## The problem
Reproduce the material below line by line, beginning with its first line and ending with the line that contains "import * as"; leave out pictures.

═══ Data lines

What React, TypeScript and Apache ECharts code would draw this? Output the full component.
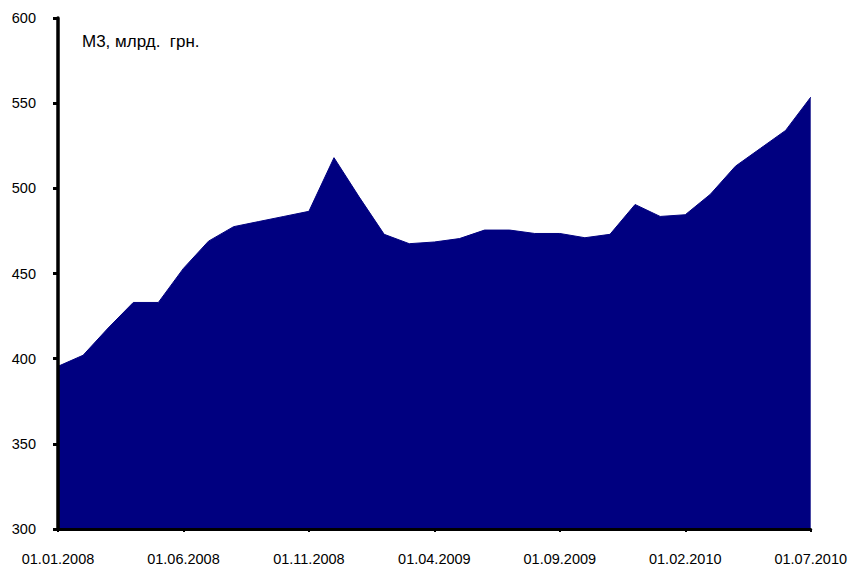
import React, { useEffect, useRef } from "react";
import * as echarts from "echarts";

const categories: string[] = [
  "01.01.2008", "01.02.2008", "01.03.2008", "01.04.2008", "01.05.2008", "01.06.2008",
  "01.07.2008", "01.08.2008", "01.09.2008", "01.10.2008", "01.11.2008", "01.12.2008",
  "01.01.2009", "01.02.2009", "01.03.2009", "01.04.2009", "01.05.2009", "01.06.2009",
  "01.07.2009", "01.08.2009", "01.09.2009", "01.10.2009", "01.11.2009", "01.12.2009",
  "01.01.2010", "01.02.2010", "01.03.2010", "01.04.2010", "01.05.2010", "01.06.2010",
  "01.07.2010",
];

const m3Values: number[] = [
  395.5, 402, 418, 433, 433, 453, 469, 477.5, 480.5, 483.5, 486.5, 518,
  495, 473, 467.5, 468.5, 470.5, 475.5, 475.5, 473.5, 473.5, 471, 473, 490.5,
  483.5, 484.5, 496.5, 513, 523.5, 534, 553.5,
];

const yMin = 300;
const yMax = 600;
const yStep = 50;
const titleText = "М3, млрд.  грн.";

const FONT = "'Liberation Sans', Arial, sans-serif";

export default function App() {
  const ref = useRef<HTMLDivElement>(null);
  useEffect(() => {
    if (!ref.current) return;
    const chart = echarts.init(ref.current, undefined, { renderer: "svg" });
    chart.setOption({
      animation: false,
      backgroundColor: "#ffffff",
      grid: { left: 58, right: 37, top: 18, bottom: 40, containLabel: false },
      graphic: [
        {
          type: "text",
          left: 82,
          top: 33,
          style: { text: titleText, font: `17px ${FONT}`, fill: "#000000" },
        },
      ],
      xAxis: {
        type: "category",
        data: categories,
        boundaryGap: false,
        z: 10,
        axisLine: { show: true, onZero: false, lineStyle: { color: "#000000", width: 3 } },
        axisTick: { show: true, interval: 4, length: 3, lineStyle: { color: "#000000", width: 2 } },
        axisLabel: {
          interval: 4,
          margin: 22,
          color: "#000000",
          fontSize: 14.5,
          fontFamily: FONT,
          showMaxLabel: true,
        },
        splitLine: { show: false },
      },
      yAxis: {
        type: "value",
        min: yMin,
        max: yMax,
        interval: yStep,
        z: 10,
        axisLine: { show: true, lineStyle: { color: "#000000", width: 3.5 } },
        axisTick: { show: true, length: 5, lineStyle: { color: "#000000", width: 3 } },
        axisLabel: {
          margin: 22,
          color: "#000000",
          fontSize: 14.5,
          fontFamily: FONT,
        },
        splitLine: { show: false },
      },
      series: [
        {
          type: "line",
          data: m3Values,
          symbol: "none",
          z: 2,
          lineStyle: { color: "#000080", width: 1 },
          areaStyle: { color: "#000080", opacity: 1 },
        },
      ],
    });
    return () => chart.dispose();
  }, []);
  return (
    <div
      ref={ref}
      style={{ position: "fixed", left: 0, top: 0, width: 850, height: 569, background: "#fff" }}
    />
  );
}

══════

## Exercise answer
What React, TypeScript and Apache ECharts code would draw this? Output the full component.
import React, { useEffect, useRef } from "react";
import * as echarts from "echarts";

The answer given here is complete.